-- Start --
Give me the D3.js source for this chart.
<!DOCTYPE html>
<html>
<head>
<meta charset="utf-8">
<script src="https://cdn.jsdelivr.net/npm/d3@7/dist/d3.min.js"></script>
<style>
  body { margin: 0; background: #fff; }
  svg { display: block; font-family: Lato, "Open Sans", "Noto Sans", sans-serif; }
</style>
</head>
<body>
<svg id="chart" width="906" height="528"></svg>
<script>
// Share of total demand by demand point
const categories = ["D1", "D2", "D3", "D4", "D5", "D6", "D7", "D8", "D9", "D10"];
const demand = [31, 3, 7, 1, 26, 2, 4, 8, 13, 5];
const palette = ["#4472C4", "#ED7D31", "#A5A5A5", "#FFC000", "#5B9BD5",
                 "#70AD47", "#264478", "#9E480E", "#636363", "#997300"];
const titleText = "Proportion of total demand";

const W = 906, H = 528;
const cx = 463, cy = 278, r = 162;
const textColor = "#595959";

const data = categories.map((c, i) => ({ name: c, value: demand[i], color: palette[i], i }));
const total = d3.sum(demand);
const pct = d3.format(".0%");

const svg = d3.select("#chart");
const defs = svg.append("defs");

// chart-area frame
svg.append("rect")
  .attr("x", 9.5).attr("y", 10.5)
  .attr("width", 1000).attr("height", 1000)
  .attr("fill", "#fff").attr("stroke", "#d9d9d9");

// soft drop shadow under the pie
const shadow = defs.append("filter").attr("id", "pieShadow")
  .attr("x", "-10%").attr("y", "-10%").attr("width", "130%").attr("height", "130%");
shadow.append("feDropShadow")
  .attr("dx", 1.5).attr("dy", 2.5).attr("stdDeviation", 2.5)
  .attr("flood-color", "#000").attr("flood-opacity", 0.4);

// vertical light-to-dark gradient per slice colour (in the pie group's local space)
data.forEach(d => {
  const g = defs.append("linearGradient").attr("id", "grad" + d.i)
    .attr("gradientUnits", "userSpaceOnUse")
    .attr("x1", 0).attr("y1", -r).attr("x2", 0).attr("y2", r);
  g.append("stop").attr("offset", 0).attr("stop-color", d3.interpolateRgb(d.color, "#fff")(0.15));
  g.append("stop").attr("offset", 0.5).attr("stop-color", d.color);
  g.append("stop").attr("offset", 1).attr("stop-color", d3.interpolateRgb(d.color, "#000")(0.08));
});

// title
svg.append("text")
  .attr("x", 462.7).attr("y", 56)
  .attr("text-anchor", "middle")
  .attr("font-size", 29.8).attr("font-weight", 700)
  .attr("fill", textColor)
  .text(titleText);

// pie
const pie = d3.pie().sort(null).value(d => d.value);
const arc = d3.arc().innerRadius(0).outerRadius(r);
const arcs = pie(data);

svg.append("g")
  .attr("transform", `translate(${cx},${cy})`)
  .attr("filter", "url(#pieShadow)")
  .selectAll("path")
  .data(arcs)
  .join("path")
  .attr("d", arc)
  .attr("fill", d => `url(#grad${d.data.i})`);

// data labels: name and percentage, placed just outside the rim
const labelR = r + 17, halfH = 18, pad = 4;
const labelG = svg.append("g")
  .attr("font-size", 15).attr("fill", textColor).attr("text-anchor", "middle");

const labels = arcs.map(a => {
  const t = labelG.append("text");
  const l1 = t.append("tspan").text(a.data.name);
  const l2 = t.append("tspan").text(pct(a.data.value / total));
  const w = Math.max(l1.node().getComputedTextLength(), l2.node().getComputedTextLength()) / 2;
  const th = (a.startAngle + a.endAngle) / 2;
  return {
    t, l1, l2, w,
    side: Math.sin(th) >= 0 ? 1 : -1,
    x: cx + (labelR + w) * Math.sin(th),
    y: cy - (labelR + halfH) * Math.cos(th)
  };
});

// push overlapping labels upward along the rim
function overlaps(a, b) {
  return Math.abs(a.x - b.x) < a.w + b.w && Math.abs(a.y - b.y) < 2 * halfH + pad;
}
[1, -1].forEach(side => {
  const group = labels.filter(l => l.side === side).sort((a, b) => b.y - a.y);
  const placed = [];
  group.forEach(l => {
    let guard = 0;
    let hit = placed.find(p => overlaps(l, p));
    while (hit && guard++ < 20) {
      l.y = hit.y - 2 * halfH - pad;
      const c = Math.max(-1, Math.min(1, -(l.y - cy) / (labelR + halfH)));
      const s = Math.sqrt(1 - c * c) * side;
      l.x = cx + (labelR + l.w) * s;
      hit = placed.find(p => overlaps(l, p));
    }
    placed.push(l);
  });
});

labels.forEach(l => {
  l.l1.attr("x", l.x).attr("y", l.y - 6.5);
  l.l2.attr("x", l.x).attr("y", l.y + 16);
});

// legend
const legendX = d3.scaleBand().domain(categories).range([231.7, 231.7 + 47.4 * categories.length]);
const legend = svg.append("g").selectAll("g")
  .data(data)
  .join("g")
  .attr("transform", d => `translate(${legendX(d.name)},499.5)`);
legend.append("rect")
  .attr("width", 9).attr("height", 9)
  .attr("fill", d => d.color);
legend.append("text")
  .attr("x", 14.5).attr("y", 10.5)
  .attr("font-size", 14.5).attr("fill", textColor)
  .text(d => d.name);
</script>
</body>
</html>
-- End --
-- Start --
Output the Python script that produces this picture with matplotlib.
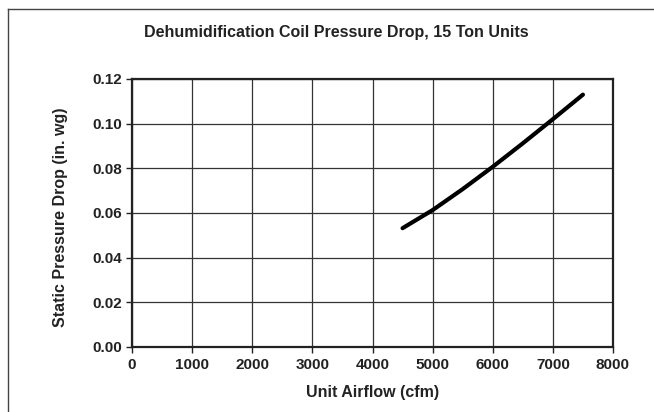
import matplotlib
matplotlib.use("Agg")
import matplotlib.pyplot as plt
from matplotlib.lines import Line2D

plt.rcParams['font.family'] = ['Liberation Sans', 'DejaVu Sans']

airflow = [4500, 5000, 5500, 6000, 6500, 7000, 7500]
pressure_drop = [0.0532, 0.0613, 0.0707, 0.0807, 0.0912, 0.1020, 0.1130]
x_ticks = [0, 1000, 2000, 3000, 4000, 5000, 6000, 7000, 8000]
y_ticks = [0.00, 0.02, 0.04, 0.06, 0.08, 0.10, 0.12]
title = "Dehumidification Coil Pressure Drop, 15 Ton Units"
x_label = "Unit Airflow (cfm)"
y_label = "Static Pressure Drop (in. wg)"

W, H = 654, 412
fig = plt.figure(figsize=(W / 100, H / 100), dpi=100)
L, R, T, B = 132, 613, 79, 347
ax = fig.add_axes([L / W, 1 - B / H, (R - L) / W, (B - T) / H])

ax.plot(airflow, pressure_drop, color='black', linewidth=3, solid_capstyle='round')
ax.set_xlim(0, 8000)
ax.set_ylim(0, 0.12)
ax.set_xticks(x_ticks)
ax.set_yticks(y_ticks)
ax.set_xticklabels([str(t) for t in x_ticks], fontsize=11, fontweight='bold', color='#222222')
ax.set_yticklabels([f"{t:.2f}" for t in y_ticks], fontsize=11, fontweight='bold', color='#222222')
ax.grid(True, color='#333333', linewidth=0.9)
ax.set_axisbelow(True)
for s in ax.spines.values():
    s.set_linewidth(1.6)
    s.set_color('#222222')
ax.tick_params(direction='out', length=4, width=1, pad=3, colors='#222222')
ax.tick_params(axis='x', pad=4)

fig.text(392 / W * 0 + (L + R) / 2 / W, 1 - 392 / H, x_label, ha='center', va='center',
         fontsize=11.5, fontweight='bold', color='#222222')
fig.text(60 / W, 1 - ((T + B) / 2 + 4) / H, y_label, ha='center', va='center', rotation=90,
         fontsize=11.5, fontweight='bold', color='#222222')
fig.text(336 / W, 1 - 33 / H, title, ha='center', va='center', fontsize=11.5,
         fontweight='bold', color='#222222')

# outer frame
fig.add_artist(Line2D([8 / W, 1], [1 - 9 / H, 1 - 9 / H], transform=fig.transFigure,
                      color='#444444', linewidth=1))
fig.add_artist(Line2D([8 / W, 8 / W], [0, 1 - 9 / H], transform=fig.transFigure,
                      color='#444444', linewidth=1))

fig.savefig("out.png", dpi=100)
-- End --
GOAL OF THE EXERCISE | Reproduce only the lines running from the one that has "Output the Python" through the one that has "plt.rcParams['font.family'] = ['Liberation", ends included. Any pictures in that stretch should not be copied.

TASK RESPONSE |
Output the Python script that produces this picture with matplotlib.
import matplotlib
matplotlib.use("Agg")
import matplotlib.pyplot as plt
from matplotlib.lines import Line2D

plt.rcParams['font.family'] = ['Liberation Sans', 'DejaVu Sans']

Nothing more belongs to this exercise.